LONGMONT — St. John the Baptist Catholic Church may be celebrating its 125th anniversary this month, but the parish considers the milestone more of a time for rebirth.
“We’re looking at it as a time of spirit renewal,” said the Rev. Fr. Brian Morrow, lead pastor at St. John’s. “We’re really taking a look at ourselves and are aware of our blessings and how rich we are, and not necessarily material things.
“We’re moving ahead with a vision.”
The Roman Catholic church at 323 Collyer St. will celebrate its legacy with events and activities throughout the year, beginning June 24, the feast day of its namesake saint.
Other events in the next year include a program on Islam, a celebration Mass presided by Archbishop Charles Chaput and an ongoing public display of church artifacts, including an 1892 chalice that will be used in the June 24 Mass.
“It’s almost unbelievable. What a beautiful thing,” said longtime church member Margaret Vanthuyne, whose great-great-grandfather William Mulligan, with his brother Lawrence, donated two lots on the west side of Collyer Street between Third and Fourth Avenues where the church has stood in one form or another for more than a century.
“Through the years, we’ve been very involved in the community,” Morrow said. “We’ve grown up with Longmont.”
According to church archives, only 17 Catholic families lived in all of north Boulder County in 1875, just a few years after Longmont was founded. Morrow said the church now has 4,400 families on its roster.

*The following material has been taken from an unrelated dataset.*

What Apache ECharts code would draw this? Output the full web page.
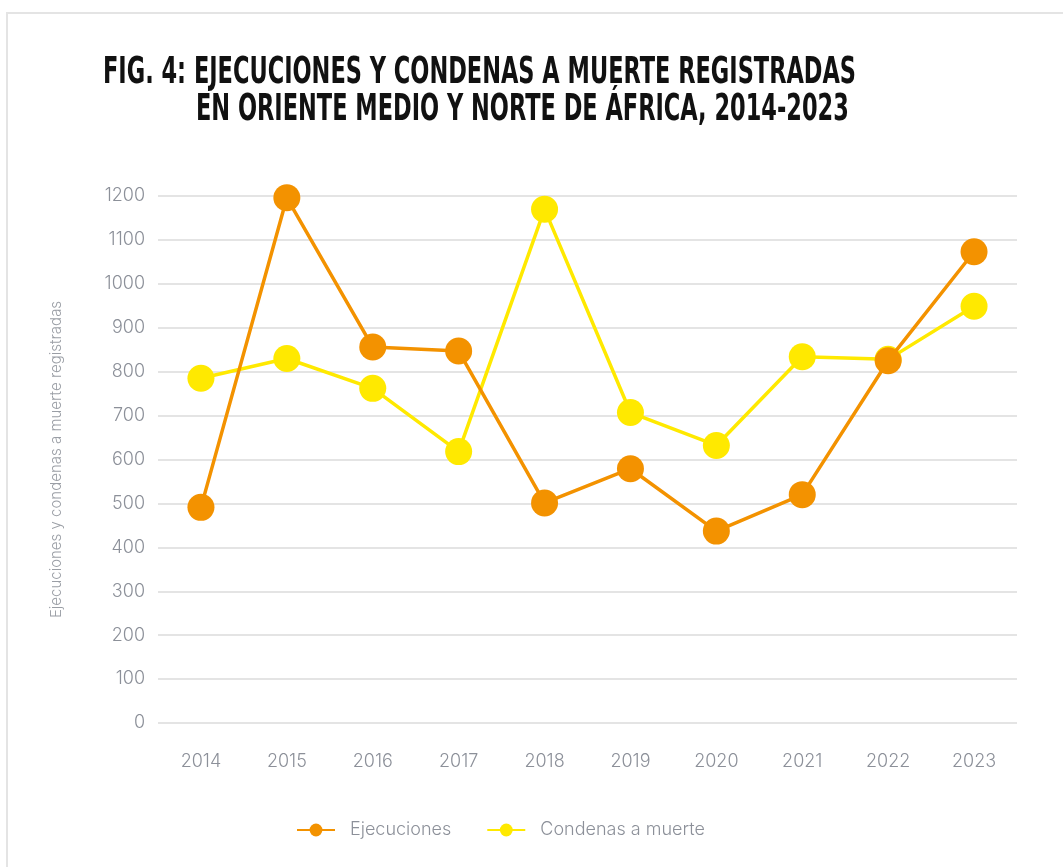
<!DOCTYPE html>
<html>
<head>
<meta charset="utf-8">
<script src="https://cdn.jsdelivr.net/npm/echarts@6/dist/echarts.min.js"></script>
<style>
  html, body { margin: 0; padding: 0; background: #fff; }
  #frame { position: absolute; left: 6px; top: 12px; width: 1100px; height: 900px; border: 2px solid #e4e4e4; }
  #chart { position: absolute; left: 0; top: 0; width: 1063px; height: 867px; }
</style>
</head>
<body>
<div id="frame"></div>
<div id="chart"></div>
<script>
// datos
const years = ['2014','2015','2016','2017','2018','2019','2020','2021','2022','2023']
const ejecuciones = [491, 1196, 856, 847, 501, 579, 437, 520, 825, 1073]
const condenas = [785, 830, 762, 618, 1170, 707, 632, 834, 828, 949]
const titulo1 = 'FIG. 4: EJECUCIONES Y CONDENAS A MUERTE REGISTRADAS'
const titulo2 = 'EN ORIENTE MEDIO Y NORTE DE ÁFRICA, 2014-2023'

window.addEventListener('DOMContentLoaded', () => {
    const chart = echarts.init(document.getElementById('chart'))
    const grey = '#8c9099'
    const font = 'Inter, Roboto, sans-serif'
    const titleFont = 'bold 37px "DejaVu Sans", sans-serif'

    const option = {
        graphic: [
            {
                type: 'text', x: 103, y: 55, scaleX: 0.607, originX: 0,
                style: { text: titulo1, font: titleFont, fill: '#111' }
            },
            {
                type: 'text', x: 196, y: 92, scaleX: 0.607, originX: 0,
                style: { text: titulo2, font: titleFont, fill: '#111' }
            }
        ],
        legend: {
            left: 296, top: 821, padding: 0,
            itemWidth: 38, itemHeight: 16, itemGap: 35,
            textStyle: { color: grey, fontSize: 18, fontFamily: font, fontWeight: 300, padding: [0, 0, 0, 10] },
            data: ['Ejecuciones', 'Condenas a muerte']
        },
        grid: { left: 158, right: 46, top: 196, bottom: 144 },
        xAxis: {
            type: 'category',
            data: years,
            axisLine: { show: false },
            axisTick: { show: false },
            axisLabel: { color: grey, fontSize: 18, margin: 30, fontFamily: font, fontWeight: 300 }
        },
        yAxis: {
            type: 'value',
            min: 0, max: 1200, interval: 100,
            name: 'Ejecuciones y condenas a muerte registradas',
            nameLocation: 'middle',
            nameGap: 94,
            nameTextStyle: { color: '#9a9ea5', fontSize: 15, fontFamily: font, fontWeight: 300 },
            axisLabel: { color: grey, fontSize: 18, margin: 13, fontFamily: font, fontWeight: 300, formatter: v => String(v) },
            splitLine: { lineStyle: { color: '#e4e4e4', width: 2 } }
        },
        series: [
            {
                name: 'Ejecuciones',
                type: 'line',
                data: ejecuciones,
                symbol: 'circle',
                symbolSize: 27,
                color: '#f39200',
                lineStyle: { width: 3.5 },
                z: 3
            },
            {
                name: 'Condenas a muerte',
                type: 'line',
                data: condenas,
                symbol: 'circle',
                symbolSize: 27,
                color: '#ffe900',
                lineStyle: { width: 3.5 },
                z: 2
            }
        ]
    }

    chart.setOption(option)
})
</script>
</body>
</html>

Transient priests would visit the Catholic missions along the Front Range to serve the mining camps, but in 1881 the Rev. Fr. J.W. Cummings secured a large room on the upper level of the north side in the Zweck Hotel at Third Avenue and Main Street so resident Catholics had a more suitable and permanent place to worship.
At the time, Longmont had five Protestant churches, and, according to church archives, most of the local Catholics lived in the Mead district.
Bishop Joseph Machebeuf decided, however, that a church building should be built in town, and on June 24, 1882, he dedicated the new structure — a meager wooden edifice that lacked pews and altar supplies.
But the church building served the local Catholic population for nearly 18 years before the growing congregation wanted a newer building.
The old church was sold to the Norwegian Lutherans for $4,150, and St. John’s, through church bazaars and gifts, raised enough funds to buy two adjacent lots on Collyer Street and begin work on a new building.
That church building, constructed for just more than $21,000, was open for service in 1906 and served the area Catholics until it was razed in 1962.
During those 60 years, St. John’s expanded with a school, parsonage and ministries for Spanish speakers and residents of the Carbon Valley and Mead areas.
In 1962, church members agreed to raze the 1906 church building — workers removed a reported 1,000 tons of stone from the site — and built the current building for $375,000.
The first service was Midnight Mass at Christmas 1963, and the current building was dedicated in 1964. The building more than doubled the seating capacity of the old building, which accommodated only 320 people.
Other changes came to St. John’s as the Second Vatican Council brought sweeping changes to its parishes, such as: saying the Mass in English, not Latin; the priest now faced the congregation, instead of having his back to the people; removal of the altar rail; and inclusion of women and trained laymen in the Mass.
Morrow, who has served at St. John’s for eight years, said the past decade has brought extensive renovation projects to St. John’s. The next year will see a renovation, too, of the spiritual kind, he said.
“We’ve asked ourselves ‘Are we doing all that we can through our ministries?’ So we will be re-evaluating our mission and examining and moving ahead,” he said. “We’re taking this opportunity to renew ourselves, in terms of God’s relationship and with others.”